No Kate we need to focus on the years children are struggling the most, fund mental health treatment and support properly and ensure that provision for 18-25 year olds is mandatory in every trust. Early years get plenty already. Teens and parents of teens get next to nothing so why the focus on early years yet again? Maybe the teenage years and 18/25 group aren’t so media appealing.

As an aside rich celebrities jumping on the mental health bandwagon saying let’s talk about mental health and just reach out is not the answer. Those struggling with mental health can’t reach out because there is nothing to reach out to and it’s not that simplistic. That however is a whole other thread.

OP posts:
Naunet · 27/03/2023 08:56

TeenDivided · 27/03/2023 08:52

But They are told if they don't do well at GCSEs/A level / University their life won't amount to anything. In 'the old days' yes you left school at 15/16 to enter work, but you could do that. Dad would find you a job at his factory or whatever.

At school there are no longer good options for less academic kids, they've all but been removed. e.g. You can't do a cooking BTEC, it has to be a Food Tech GCSE with a mound of theory to learn.

Absolute rubbish, they have more opportunities now, not less. I didn’t do well at school, I’m dyslexic but didn’t get the help kids get now, so I fucking grafted and have worked hard to build my own career. Things don’t get handed to you on a plate, you have to work for it and there is nothing wrong with that.

Naunet · 27/03/2023 08:57

Naunet · 27/03/2023 08:56

Absolute rubbish, they have more opportunities now, not less. I didn’t do well at school, I’m dyslexic but didn’t get the help kids get now, so I fucking grafted and have worked hard to build my own career. Things don’t get handed to you on a plate, you have to work for it and there is nothing wrong with that.

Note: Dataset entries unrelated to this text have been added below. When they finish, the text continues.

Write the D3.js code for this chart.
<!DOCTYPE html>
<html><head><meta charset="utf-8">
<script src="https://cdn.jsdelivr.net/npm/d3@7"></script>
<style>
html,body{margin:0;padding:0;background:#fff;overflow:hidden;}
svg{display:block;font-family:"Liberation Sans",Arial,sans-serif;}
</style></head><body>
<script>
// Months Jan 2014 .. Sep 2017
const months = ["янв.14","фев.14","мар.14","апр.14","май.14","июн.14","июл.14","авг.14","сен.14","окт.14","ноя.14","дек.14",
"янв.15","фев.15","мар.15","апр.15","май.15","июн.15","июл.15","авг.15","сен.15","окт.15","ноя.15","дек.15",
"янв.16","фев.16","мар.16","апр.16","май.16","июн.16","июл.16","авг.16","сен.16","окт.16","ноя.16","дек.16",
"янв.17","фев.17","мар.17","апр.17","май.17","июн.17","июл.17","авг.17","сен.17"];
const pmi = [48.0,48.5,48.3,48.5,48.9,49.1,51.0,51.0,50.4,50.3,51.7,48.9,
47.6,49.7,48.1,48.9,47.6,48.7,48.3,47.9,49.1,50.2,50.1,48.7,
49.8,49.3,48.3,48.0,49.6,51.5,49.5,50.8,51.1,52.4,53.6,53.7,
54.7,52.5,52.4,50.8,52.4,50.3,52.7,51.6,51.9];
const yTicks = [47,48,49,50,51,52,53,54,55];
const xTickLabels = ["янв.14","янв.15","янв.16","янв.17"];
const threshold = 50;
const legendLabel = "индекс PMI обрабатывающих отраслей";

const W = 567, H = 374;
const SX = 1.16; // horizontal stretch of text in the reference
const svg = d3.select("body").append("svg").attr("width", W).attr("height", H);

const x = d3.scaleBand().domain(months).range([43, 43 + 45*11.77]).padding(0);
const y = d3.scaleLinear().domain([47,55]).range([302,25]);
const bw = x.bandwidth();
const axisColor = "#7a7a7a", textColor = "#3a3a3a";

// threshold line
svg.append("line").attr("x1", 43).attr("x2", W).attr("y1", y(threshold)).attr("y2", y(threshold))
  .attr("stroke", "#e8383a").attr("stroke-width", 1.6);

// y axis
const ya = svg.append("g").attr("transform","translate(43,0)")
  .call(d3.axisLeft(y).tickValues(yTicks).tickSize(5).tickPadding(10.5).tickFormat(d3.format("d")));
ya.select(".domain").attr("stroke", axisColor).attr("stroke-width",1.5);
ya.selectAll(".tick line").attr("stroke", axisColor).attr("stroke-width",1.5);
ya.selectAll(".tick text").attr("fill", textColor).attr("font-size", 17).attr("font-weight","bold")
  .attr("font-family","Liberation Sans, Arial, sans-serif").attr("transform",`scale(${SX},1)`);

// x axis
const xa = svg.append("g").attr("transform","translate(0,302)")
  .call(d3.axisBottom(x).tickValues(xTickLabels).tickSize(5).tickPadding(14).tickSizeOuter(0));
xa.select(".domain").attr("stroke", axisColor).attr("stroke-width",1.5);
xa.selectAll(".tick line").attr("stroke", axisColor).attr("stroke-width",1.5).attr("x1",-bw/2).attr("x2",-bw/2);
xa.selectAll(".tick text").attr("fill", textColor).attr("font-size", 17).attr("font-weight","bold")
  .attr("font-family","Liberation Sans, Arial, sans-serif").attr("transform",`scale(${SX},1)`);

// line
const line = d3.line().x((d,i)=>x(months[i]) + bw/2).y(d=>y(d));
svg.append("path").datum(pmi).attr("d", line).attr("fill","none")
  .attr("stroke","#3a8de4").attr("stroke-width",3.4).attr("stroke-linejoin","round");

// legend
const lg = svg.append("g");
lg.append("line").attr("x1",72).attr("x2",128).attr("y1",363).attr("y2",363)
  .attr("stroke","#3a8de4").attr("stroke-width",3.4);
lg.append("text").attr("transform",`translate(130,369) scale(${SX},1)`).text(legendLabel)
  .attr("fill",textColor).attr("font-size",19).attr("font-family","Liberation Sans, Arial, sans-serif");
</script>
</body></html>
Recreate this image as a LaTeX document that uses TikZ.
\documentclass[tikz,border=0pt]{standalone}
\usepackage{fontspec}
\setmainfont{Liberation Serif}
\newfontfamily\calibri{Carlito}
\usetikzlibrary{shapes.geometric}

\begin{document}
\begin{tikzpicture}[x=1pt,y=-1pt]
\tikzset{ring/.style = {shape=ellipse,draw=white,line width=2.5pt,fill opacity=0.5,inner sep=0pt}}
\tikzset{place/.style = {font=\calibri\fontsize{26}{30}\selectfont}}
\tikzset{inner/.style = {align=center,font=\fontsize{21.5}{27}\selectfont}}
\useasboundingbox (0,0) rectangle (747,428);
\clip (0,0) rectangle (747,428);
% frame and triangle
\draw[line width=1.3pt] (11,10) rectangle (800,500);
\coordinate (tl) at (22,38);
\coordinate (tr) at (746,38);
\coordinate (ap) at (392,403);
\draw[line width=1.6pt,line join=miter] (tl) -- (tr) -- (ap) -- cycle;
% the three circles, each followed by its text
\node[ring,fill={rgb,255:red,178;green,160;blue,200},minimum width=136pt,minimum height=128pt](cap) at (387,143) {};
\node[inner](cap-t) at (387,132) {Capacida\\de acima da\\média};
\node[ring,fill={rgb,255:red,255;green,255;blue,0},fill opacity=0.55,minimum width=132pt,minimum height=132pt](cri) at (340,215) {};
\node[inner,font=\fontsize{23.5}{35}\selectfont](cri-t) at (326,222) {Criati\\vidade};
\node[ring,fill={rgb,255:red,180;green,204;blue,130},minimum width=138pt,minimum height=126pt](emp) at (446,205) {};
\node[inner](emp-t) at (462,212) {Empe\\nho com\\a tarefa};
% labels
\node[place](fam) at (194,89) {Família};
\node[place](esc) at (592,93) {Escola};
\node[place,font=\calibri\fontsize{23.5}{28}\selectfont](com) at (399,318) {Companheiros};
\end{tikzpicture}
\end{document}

And I’m not saying they have it easy by the way, but more pressure than ever before? Absolutely fucking not.

michaelmacrae · 27/03/2023 09:53

@Naunet they have different pressures. Your/our generation didn't have to deal with social media pressures, lack of housing, super high rents (you can't barely rent a 1 bed these days), lack of jobs, unachievable mortgages.

It's easy to say "I grafted" but previous gens had a job for life, and houses were affordable. I bought a little flat when I was 29, and I was only on 20 grand!! You CANNOT do that today.